In the case of a family member, the expected period of mourning was often decided by the family matriarch; either the oldest female, or sometimes the wife of the head of the family. If the deceased was someone she didn't like, then the expected mourning period might be shorter than for someone she loved or respected.

"Old Edgeworth, the fourth or fifth Mrs. Edgeworth, and the Miss Edgeworth were in London, 1813. Miss Edgeworth liked, Mrs. Edgeworth not disliked, old Edgeworth a bore, the worst of bores—a boisterous Bore. I met them in Society—once at a breakfast of Sir H. D.'s. Old Edgeworth came in late, boasting that he had given 'Dr. Parr a dressing the night before' (no such easy matter by the way). I thought her pleasant. They all abused Anna Seward's memory. When on the road they heard of her brother's—and his son's—death. What was to be done? Their London apparel was all ordered and made! so they sunk his death for the six weeks of their sojourn, and went into mourning on their way back to Ireland. Fact!"
[Detached Thoughts, journal 61 & 62, by Lord Byron, 1821-1822]

The above passage suggests that in certain circumstances, especially if a family was away from home and not surrounded by friends, it was possible to put off the mourning briefly to a more convenient moment.

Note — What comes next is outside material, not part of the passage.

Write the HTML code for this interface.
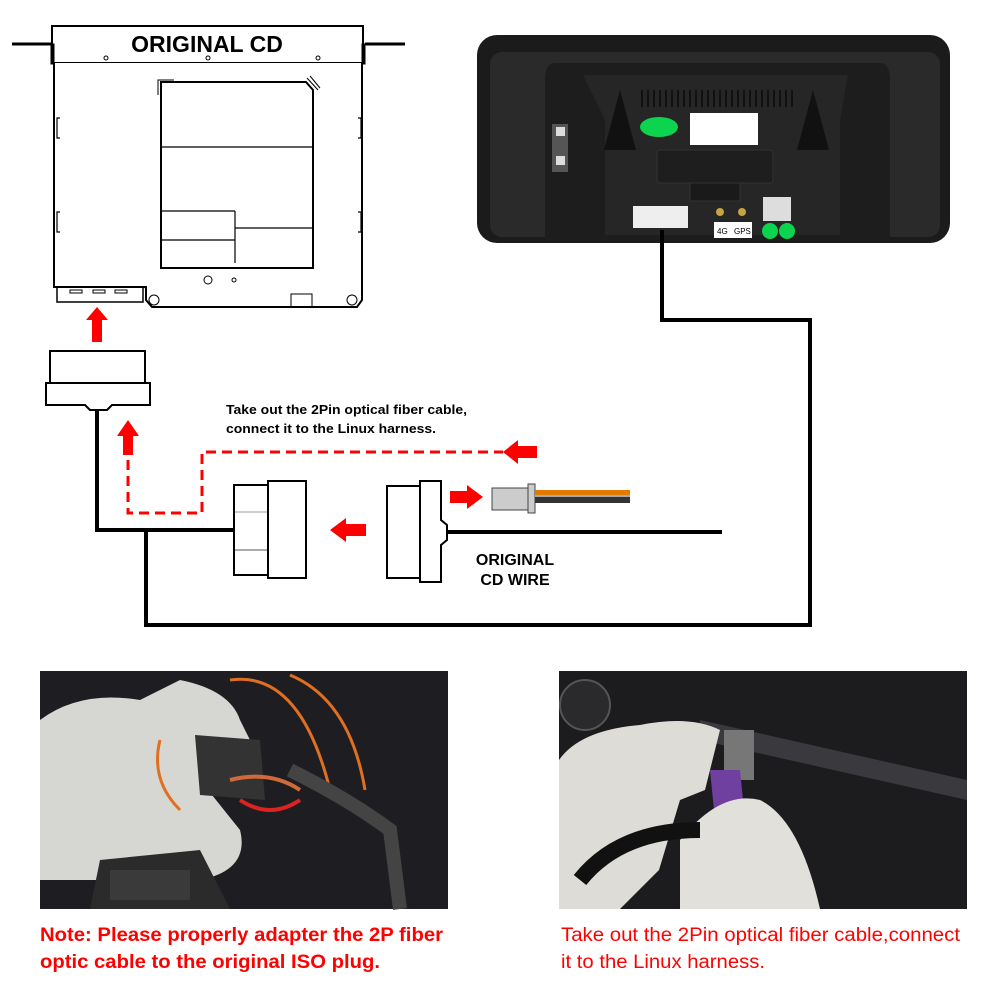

I haven't yet found any specific recommendations, published between 1790 and 1820, for how long people were supposed to mourn. I suspect information like this would have been passed down verbally, among the family, rather than being printed in books or magazines. Only during the Victorian era did etiquette books begin to record specific details regarding mourning, and even then there was no general agreement on the length of mournings.

Mourning in Regency England may have had as much in common with the French way of mourning lost relatives from the mid to late 18th century as during the latter 19th century.

I've taken these timings from the three closest dated sources I've been able to locate. The first article, published in Walker's Hibernian Magazine of 1786, sets down the mourning periods of the French aristocracy, which they suggested would have been familiar to the English aristocracy of that time. The second source is called "The Gentleman and Lady's Book of Politeness and Propriety of Deportment", originally written in French by Élisabeth Celnart but translated into English in 1833. The third comes from a book called "The Workwoman's Guide", written by a Lady and published in 1838 in London.


Death of a husband

"After the proper season for the first mourning had elapsed, my mother resumed the progress of her contrivance, and at length directly proposed to me that I should receive the addresses of the Count."
[Second Sight, La Belle Assemblee, vol. 6, pub. 1809]

Mourning Period 1789: A year and six weeks. Four and a half months in first mourning, four and a half months in second mourning, three months in third mourning and six weeks in half-mourning.

Mourning Period 1833: A year and six weeks. Three months in first mourning, six months in second mourning, Three months in third mourning, and the last six weeks "in white only".